Un comandamento nuovo anche
perché: “Da questo tutti sapranno che
siete miei discepoli: se avete amore gli uni per gli altri”.
Parole di
estrema importanza, che meritano una più attenta considerazione proprio da
parte nostra, di noi cattolici “chiesaioli super praticanti”, che ci autodefiniamo
appunto “osservanti” grazie alle nostre
frequentazioni religiose domenicali. Gesù infatti non dice: “Si saprà che siete
miei discepoli se andate a messa tutte le domeniche, se dite il rosario tutti i
giorni, se ascoltate attentamente le prediche, se fate delle offerte generose”.

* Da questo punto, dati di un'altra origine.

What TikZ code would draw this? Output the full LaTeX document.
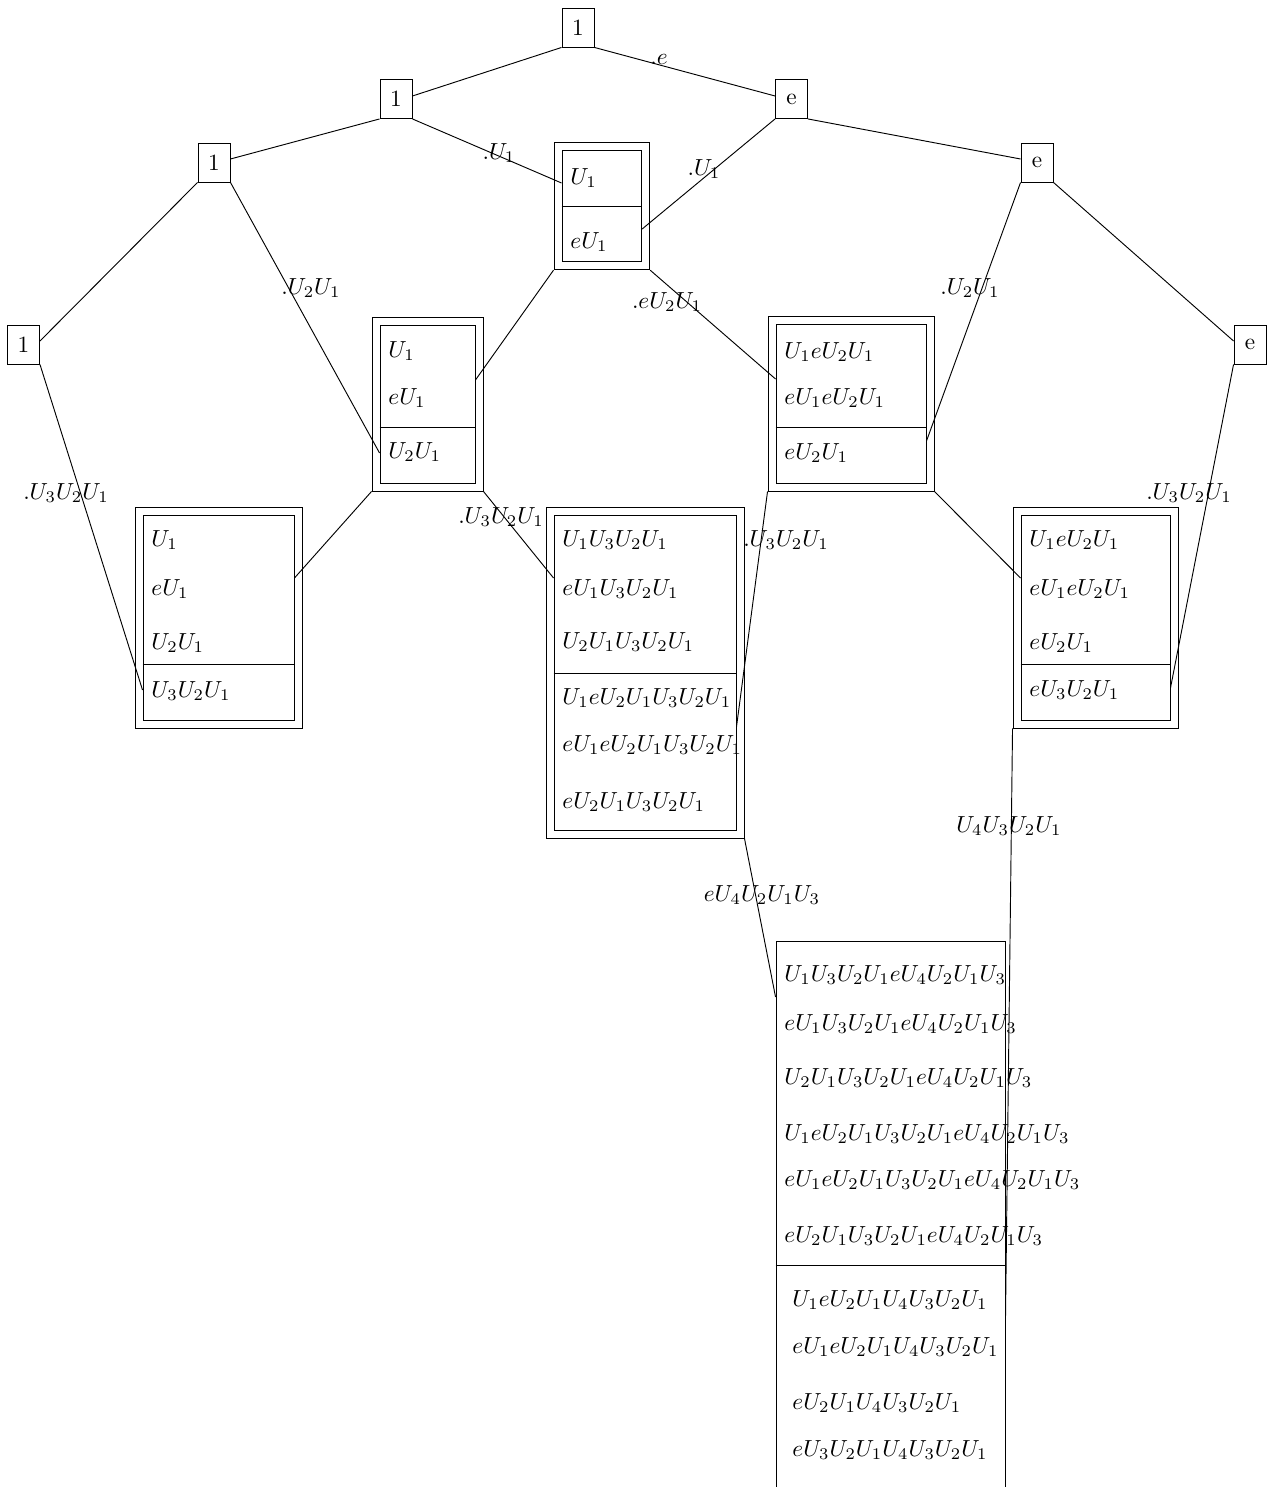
\documentclass[tikz,border=0pt]{standalone}
\usetikzlibrary{fit}
\begin{document}
\begin{tikzpicture}[x=0.4296pt, y=-0.4296pt,
  sq/.style={draw, minimum width=13.75pt, minimum height=16.75pt, inner sep=0pt},
  box/.style={draw, inner sep=0pt},
  obox/.style={draw, inner sep=3.24pt},
  txt/.style={anchor=west, inner sep=0pt},
  lbl/.style={inner sep=0pt}]
\clip (0,0) rectangle (1274,1487);
% square nodes
\node[sq] (A) at (578,27.5) {1};
\node[sq] (B) at (396,99) {1};
\node[sq] (C) at (791.5,99) {e};
\node[sq] (D) at (214,162.5) {1};
\node[sq] (E) at (1037,162.5) {e};
\node[sq] (F) at (23.5,344.5) {1};
\node[sq] (G) at (1250,344.5) {e};
% boxes
\node[box, fit={(562,150.7) (641.7,261.7)}] (b1) {};
\node[obox, fit=(b1)] (b1o) {};
\node[box, fit={(380,325) (475,483)}] (b2) {};
\node[obox, fit=(b2)] (b2o) {};
\node[box, fit={(776,324) (926,483)}] (b4) {};
\node[obox, fit=(b4)] (b4o) {};
\node[box, fit={(143,515) (294,720)}] (b3) {};
\node[obox, fit=(b3)] (b3o) {};
\node[box, fit={(554,515) (736,830)}] (b5) {};
\node[obox, fit=(b5)] (b5o) {};
\node[box, fit={(1021,515) (1170,720)}] (b6) {};
\node[obox, fit=(b6)] (b6o) {};
\node[box, fit={(776,941.5) (1005,1600)}] (b7) {};
% dividers
\draw (b1.west |- 0,206) -- (b1.east |- 0,206);
\draw (b2.west |- 0,427) -- (b2.east |- 0,427);
\draw (b4.west |- 0,427) -- (b4.east |- 0,427);
\draw (b3.west |- 0,664) -- (b3.east |- 0,664);
\draw (b6.west |- 0,664) -- (b6.east |- 0,664);
\draw (b5.west |- 0,673) -- (b5.east |- 0,673);
\draw (b7.west |- 0,1265) -- (b7.east |- 0,1265);
% texts
\node[txt] (t11) at (570,178) {$U_1$};
\node[txt] (t12) at (570,242) {$eU_1$};
\node[txt] (t21) at (388,351) {$U_1$};
\node[txt] (t22) at (388,398) {$eU_1$};
\node[txt] (t23) at (388,452) {$U_2U_1$};
\node[txt] (t41) at (784,352) {$U_1eU_2U_1$};
\node[txt] (t42) at (784,398) {$eU_1eU_2U_1$};
\node[txt] (t43) at (784,453) {$eU_2U_1$};
\node[txt] (t31) at (151,540) {$U_1$};
\node[txt] (t32) at (151,589) {$eU_1$};
\node[txt] (t33) at (151,643) {$U_2U_1$};
\node[txt] (t34) at (151,691) {$U_3U_2U_1$};
\node[txt] (t51) at (562,540) {$U_1U_3U_2U_1$};
\node[txt] (t52) at (562,589) {$eU_1U_3U_2U_1$};
\node[txt] (t53) at (562,642) {$U_2U_1U_3U_2U_1$};
\node[txt] (t54) at (562,698) {$U_1eU_2U_1U_3U_2U_1$};
\node[txt] (t55) at (562,745) {$eU_1eU_2U_1U_3U_2U_1$};
\node[txt] (t56) at (562,802) {$eU_2U_1U_3U_2U_1$};
\node[txt] (t61) at (1029,540) {$U_1eU_2U_1$};
\node[txt] (t62) at (1029,589) {$eU_1eU_2U_1$};
\node[txt] (t63) at (1029,643) {$eU_2U_1$};
\node[txt] (t64) at (1029,690) {$eU_3U_2U_1$};
\node[txt] (t71) at (784,975) {$U_1U_3U_2U_1eU_4U_2U_1U_3$};
\node[txt] (t72) at (784,1024) {$eU_1U_3U_2U_1eU_4U_2U_1U_3$};
\node[txt] (t73) at (784,1078) {$U_2U_1U_3U_2U_1eU_4U_2U_1U_3$};
\node[txt] (t74) at (784,1134) {$U_1eU_2U_1U_3U_2U_1eU_4U_2U_1U_3$};
\node[txt] (t75) at (784,1180) {$eU_1eU_2U_1U_3U_2U_1eU_4U_2U_1U_3$};
\node[txt] (t76) at (784,1236) {$eU_2U_1U_3U_2U_1eU_4U_2U_1U_3$};
\node[txt] (t77) at (792,1300) {$U_1eU_2U_1U_4U_3U_2U_1$};
\node[txt] (t78) at (792,1347) {$eU_1eU_2U_1U_4U_3U_2U_1$};
\node[txt] (t79) at (792,1403) {$eU_2U_1U_4U_3U_2U_1$};
\node[txt] (t710) at (792,1450) {$eU_3U_2U_1U_4U_3U_2U_1$};
% connectors
\draw (A.south west) -- (B.east |- 0,96);
\draw (A.south east) -- (C.west |- 0,96);
\draw (B.south west) -- (D.east |- 0,159);
\draw (B.south east) -- (b1.west |- 0,183);
\draw (C.south west) -- (b1.east |- 0,229);
\draw (C.south east) -- (E.west |- 0,159);
\draw (D.south west) -- (F.east |- 0,341);
\draw (D.south east) -- (b2.west |- 0,453);
\draw (E.south west) -- (b4.east |- 0,441);
\draw (E.south east) -- (G.west |- 0,341);
\draw (F.south east) -- (b3.west |- 0,690);
\draw (G.south west) -- (b6.east |- 0,688);
\draw (b1o.south west) -- (b2.east |- 0,380);
\draw (b1o.south east) -- (b4.west |- 0,379);
\draw (b2o.south west) -- (b3.east |- 0,578);
\draw (b2o.south east) -- (b5.west |- 0,578);
\draw (b4o.south west) -- (b5.east |- 0,727);
\draw (b4o.south east) -- (b6.west |- 0,578);
\draw (b5o.south east) -- (b7.west |- 0,997);
\draw (b6o.south west) -- (b7.east |- 0,1320);
% labels
\node[lbl] (l1) at (659,59) {$.e$};
\node[lbl] (l2) at (499,153) {$.U_1$};
\node[lbl] (l3) at (704,169) {$.U_1$};
\node[lbl] (l4) at (311,288) {$.U_2U_1$};
\node[lbl] (l5) at (667,302) {$.eU_2U_1$};
\node[lbl] (l6) at (970,288) {$.U_2U_1$};
\node[lbl] (l7) at (66,493) {$.U_3U_2U_1$};
\node[lbl] (l8) at (501,517) {$.U_3U_2U_1$};
\node[lbl] (l9) at (786,540) {$.U_3U_2U_1$};
\node[lbl] (l10) at (1189,493) {$.U_3U_2U_1$};
\node[lbl] (l11) at (1009,826) {$U_4U_3U_2U_1$};
\node[lbl] (l12) at (762,895) {$eU_4U_2U_1U_3$};
\end{tikzpicture}
\end{document}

No, Gesù non dice questo. Anzi, all’epoca, egli si è dimostrato particolarmente
severo proprio con quella casta di scribi, di farisei e di custodi del tempio, che
si ritenevano gli unici osservanti perfetti, gli “eletti” da Dio.
Ciò che ci
deve quindi distinguere, non è l’apparire, il “fare”, il “dare”, l’essere
giudicati importanti, diversi dagli altri, magari insostituibili alla nostra parrocchia;
il vero “marchio”, quello che ci fa riconoscere come autentici discepoli di
Cristo, quello fondamentale, è uno solo: l’amore. I riconoscimenti, gli stemmi,
le insegne, gli abiti, le decorazioni, i riti, le celebrazioni, il canto, cose
di cui andiamo tanto fieri, contano ben poco, sono solo dei corollari, inadeguati
da soli a qualificare la nostra fede, la nostra vita interiore.
La nostra
risposta alla “chiamata” di Dio, la nostra coerenza nel seguire i suoi
insegnamenti, va quindi misurata solo ed esclusivamente sull’amore: a Dio, alla
famiglia, ai fratelli, al proprio stato, ai propri doveri di cristiano e di
cittadino; non su un amore “straordinario”, eroico, da prima pagina dei
giornali o da interviste televisive, ma sull’amore discreto, umile, nascosto:
in quei piccoli gesti d’amore, cioè, che non hanno bisogno di grande potenza,
di grande visibilità, ma che comunque raggiungono immediatamente lo scopo,
perché compiuti nella riservatezza, nell’umiltà, nel silenzio. Amen.